Par Christian MISSIA DIO le 30 janvier 2024                      Lien  
Les Espiègles, anciennement connus sous le nom de prix littéraires de la Fédération Wallonie-Bruxelles, ont été décernés le 20 novembre lors d'une cérémonie au Théâtre royal du Parc. Cette édition a marqué le changement de nom de ces récompenses, qui ont été rebaptisées en hommage à "La légende d’Ulenspiegel", le roman de Charles De Coster. C'est à cette occasion que nous avons rencontré, au mois de décembre, deux des lauréats des prix littéraires : Laura Simonati, récompensée de l'Espiègle de la première œuvre en littérature de jeunesse pour "Mariedl, une histoire gigantesque" ; et Xavier Bouyssou, gagnant de l'Espiègle de la première œuvre en bande dessinée pour "Toonzie", un album déjà chroniqué sur ActuaBD.

La remise des neuf trophées des Espiègles, réalisés par la lauréate du prix de la première œuvre en littérature jeunesse en 2022 Almudena Pano, a marqué l’édition 2023 de ces prix littéraires. Les catégories comprenaient la poésie en langue française et régionale, l’essai en langue française, la première œuvre en langue française et régionale, la première œuvre en littérature de jeunesse, et la première œuvre en bande dessinée.

Les Espiègles visent à soutenir concrètement la création littéraire en offrant des dotations, des bourses, des mises à l’honneur, des résidences, des interventions en milieu scolaire, et des rencontres publiques. Le nom “Les Espiègles” incarne un esprit subversif, pragmatique, populaire, irrévérencieux, humoristique, réaliste et moqueur, à l’image de la créativité des auteurs et autrices belges francophones.

Pour parler un peu du palmarès de cette année, l’auteur Pierre Bailly a d’abord été récompensé pour l’ensemble de sa carrière de l’Espiègle de la bande dessinée – Prix Atomium de la Fédération Wallonie-Bruxelles, qui lui avait été attribué lors du BD Comic Strip Festival, au mois de septembre 2023.

Le palmarès de 2023 comprend aussi des lauréats tels que Célestin de Meeûs pour Cavale russe (poésie en langue française), André Leleux pour Éplénures du timps. El jour i fait sin tour (poésie en langue régionale), Myriam Watthee-Delmotte pour Dépasser la mort, l’agir de la littérature (essai en langue française), et d’autres talents émergents.

Les Espiègles de la Fédération Wallonie-Bruxelles, en plus de récompenser les auteurs et autrices, s’efforcent de mettre en avant des talents littéraires belges hors des sentiers battus, contribuant ainsi à la promotion d’une plus grande diversité dans le paysage littéraire. Pour en savoir plus sur les œuvres primées et les lauréats, un portail dédié, Objectif Plumes, propose des informations détaillées et des capsules vidéo.

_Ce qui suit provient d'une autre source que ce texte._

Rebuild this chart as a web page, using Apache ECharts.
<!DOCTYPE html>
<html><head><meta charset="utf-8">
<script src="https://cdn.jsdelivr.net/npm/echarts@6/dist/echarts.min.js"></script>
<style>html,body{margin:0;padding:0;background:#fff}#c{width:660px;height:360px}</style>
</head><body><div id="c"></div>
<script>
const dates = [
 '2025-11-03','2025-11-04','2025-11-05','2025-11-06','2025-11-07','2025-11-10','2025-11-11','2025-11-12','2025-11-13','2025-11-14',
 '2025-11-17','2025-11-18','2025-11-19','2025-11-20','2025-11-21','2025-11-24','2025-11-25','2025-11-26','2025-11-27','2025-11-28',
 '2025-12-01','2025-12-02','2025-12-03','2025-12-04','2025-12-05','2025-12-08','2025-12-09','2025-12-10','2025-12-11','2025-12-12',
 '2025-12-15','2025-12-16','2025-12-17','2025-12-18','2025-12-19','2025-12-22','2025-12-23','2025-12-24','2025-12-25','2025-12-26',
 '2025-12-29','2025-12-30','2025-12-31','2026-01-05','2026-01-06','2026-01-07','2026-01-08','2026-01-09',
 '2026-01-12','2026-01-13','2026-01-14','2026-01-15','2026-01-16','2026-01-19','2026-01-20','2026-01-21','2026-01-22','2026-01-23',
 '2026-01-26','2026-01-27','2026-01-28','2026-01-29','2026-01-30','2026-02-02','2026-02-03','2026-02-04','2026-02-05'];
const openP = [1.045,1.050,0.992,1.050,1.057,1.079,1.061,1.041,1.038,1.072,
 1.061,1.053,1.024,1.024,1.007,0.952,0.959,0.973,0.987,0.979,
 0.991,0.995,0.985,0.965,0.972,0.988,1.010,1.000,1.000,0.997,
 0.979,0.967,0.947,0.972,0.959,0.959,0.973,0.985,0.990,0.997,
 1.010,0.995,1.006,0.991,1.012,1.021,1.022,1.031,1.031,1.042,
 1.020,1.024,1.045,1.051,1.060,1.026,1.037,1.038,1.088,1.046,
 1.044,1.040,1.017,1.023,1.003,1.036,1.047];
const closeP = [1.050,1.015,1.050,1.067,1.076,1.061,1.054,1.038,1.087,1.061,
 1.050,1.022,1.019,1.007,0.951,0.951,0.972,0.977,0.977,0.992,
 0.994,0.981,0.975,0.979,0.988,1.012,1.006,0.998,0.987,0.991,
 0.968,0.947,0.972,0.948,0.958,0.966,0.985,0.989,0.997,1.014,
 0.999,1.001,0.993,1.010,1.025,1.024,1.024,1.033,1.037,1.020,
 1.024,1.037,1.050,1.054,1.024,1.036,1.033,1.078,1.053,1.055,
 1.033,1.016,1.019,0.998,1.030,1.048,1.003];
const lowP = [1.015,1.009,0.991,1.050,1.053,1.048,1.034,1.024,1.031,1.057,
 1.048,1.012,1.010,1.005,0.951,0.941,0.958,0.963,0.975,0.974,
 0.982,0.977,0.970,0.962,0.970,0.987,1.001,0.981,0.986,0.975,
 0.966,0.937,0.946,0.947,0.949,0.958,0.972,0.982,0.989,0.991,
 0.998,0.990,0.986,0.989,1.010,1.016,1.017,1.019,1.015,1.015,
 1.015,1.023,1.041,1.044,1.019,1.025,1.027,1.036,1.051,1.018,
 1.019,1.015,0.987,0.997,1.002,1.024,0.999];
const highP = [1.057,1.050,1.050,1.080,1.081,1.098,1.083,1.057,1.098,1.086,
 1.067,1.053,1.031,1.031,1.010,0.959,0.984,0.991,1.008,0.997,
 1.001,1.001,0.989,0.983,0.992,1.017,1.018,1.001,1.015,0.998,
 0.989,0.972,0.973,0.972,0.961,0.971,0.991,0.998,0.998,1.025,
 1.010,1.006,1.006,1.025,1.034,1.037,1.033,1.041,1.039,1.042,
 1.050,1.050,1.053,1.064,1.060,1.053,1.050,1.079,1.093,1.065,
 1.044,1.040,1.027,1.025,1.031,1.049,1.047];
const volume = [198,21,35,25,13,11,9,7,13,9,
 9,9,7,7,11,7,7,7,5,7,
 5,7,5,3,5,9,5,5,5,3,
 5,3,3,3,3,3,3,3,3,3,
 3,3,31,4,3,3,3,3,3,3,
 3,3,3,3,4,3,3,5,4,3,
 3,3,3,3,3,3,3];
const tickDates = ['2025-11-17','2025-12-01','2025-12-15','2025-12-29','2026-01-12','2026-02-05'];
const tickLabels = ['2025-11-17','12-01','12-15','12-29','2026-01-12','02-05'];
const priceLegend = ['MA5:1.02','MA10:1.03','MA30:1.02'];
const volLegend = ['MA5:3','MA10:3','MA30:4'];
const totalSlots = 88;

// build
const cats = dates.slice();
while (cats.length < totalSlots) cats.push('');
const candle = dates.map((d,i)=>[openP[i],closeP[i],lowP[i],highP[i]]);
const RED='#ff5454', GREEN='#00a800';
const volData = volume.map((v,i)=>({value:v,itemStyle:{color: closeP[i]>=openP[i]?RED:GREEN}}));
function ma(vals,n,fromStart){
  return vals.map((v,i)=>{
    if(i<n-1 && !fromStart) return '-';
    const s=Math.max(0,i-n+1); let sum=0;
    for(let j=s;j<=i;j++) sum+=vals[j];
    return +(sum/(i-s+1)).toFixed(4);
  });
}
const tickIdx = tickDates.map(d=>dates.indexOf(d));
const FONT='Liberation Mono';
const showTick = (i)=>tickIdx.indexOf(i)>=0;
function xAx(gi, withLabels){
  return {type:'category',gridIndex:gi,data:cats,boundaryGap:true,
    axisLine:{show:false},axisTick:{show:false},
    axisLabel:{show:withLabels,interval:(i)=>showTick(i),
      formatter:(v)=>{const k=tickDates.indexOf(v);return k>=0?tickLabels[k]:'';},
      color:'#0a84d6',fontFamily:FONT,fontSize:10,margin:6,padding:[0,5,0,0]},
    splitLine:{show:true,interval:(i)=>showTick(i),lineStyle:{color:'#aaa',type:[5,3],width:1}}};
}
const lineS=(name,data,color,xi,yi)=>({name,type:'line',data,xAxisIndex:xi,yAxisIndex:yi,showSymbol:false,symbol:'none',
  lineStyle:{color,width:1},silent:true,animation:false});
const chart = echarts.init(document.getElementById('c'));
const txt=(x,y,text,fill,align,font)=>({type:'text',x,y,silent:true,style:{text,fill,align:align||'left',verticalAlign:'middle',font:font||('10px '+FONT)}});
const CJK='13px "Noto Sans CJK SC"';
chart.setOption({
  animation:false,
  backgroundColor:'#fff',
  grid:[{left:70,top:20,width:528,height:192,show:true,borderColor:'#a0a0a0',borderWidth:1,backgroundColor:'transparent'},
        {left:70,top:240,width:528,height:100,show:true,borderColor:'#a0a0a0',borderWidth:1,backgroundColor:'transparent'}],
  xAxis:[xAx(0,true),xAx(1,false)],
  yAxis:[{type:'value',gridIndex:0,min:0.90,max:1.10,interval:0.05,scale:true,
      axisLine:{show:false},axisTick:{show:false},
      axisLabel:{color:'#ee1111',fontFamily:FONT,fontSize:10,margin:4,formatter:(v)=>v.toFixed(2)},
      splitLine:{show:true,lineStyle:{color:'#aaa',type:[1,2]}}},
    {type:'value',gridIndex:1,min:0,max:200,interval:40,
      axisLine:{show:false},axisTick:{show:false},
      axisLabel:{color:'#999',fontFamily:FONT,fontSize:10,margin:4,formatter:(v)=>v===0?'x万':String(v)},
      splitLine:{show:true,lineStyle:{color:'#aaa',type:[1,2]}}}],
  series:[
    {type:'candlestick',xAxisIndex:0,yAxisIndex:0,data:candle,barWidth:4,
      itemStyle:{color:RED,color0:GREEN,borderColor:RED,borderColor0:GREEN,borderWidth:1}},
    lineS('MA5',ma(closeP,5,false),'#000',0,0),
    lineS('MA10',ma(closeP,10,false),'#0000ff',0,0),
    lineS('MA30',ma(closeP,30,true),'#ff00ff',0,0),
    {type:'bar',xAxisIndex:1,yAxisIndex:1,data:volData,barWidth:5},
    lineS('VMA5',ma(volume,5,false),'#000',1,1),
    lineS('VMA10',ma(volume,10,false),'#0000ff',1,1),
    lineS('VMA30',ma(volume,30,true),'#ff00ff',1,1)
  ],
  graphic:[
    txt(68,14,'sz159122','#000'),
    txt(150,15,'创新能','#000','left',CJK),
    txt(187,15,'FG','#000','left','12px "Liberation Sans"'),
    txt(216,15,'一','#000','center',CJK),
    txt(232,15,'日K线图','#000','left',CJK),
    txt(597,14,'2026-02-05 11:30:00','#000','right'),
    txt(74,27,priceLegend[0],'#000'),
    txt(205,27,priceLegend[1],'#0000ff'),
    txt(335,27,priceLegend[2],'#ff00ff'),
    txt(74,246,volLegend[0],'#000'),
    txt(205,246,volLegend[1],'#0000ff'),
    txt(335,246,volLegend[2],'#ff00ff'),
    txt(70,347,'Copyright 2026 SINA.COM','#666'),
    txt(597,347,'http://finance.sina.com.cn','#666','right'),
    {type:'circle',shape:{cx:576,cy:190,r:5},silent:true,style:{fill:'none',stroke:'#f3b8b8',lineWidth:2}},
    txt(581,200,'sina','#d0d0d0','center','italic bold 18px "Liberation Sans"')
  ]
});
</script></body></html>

Laura Simonati (Mariedl, une histoire gigantesque) : "Ce genre de prix nous légitime et nous aide à mener notre carrière" [INTERVIEW]

Mais assez parlé du prix, passons aux interviews :

Espiègle de la première œuvre en littérature de jeunesse : Laura Simonati pour Mariedl, une histoire gigantesque, Versant Sud Jeunesse

Laura Simonati, vous êtes lauréate du prix Espiègle de la première œuvre en littérature de jeunesse pour Mariedl, une histoire gigantesque. Quelles sont vos impressions ?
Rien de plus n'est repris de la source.